Selon Esterhazy, le juge aurait cherché à lui faire peur ou à l’exciter à d’immédiates révélations en disant que l’arrestation avait été décidée par le Gouvernement[3]. Le substitut observa à mi-voix, à Bertulus, qu’il prenait une lourde responsabilité ; Bertulus reprit qu’il était décidé à faire son devoir. Esterhazy surprit le dialogue ; il se loue fort de ce substitut, qui fut « d’une réelle correction[4] ».

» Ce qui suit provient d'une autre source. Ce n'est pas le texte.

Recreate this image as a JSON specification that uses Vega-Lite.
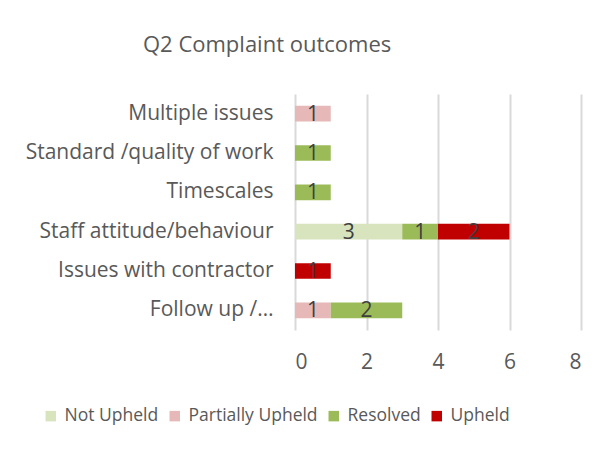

La perquisition dura jusqu’à 11 heures du soir. Esterhazy et sa maîtresse affectaient maintenant de plaisanter, elle à propos de son chien qui resterait seul au logis, lui de sa pipe qu’il tenait à emporter en prison. Personne ne dîna. Vers minuit, les agents écrouèrent la fille à Saint-Lazare et l’homme à la Santé. Bertulus, après avoir fait avertir le préfet de police, se rendit encore à l’ancien domicile conjugal d’Esterhazy, où il n’y avait plus un bout de papier.

Faure donnait ce soir-là une grande fête militaire à

  1. Matin du 13 juillet 1998.
  2. Récit de l’Écho de Paris du 14.
  3. Dessous de l’Affaire, 8.
  4. « Je dois rendre hommage à l’attitude de ce substitut… » (Dessous, 11.) — Il s’appelait Thomas.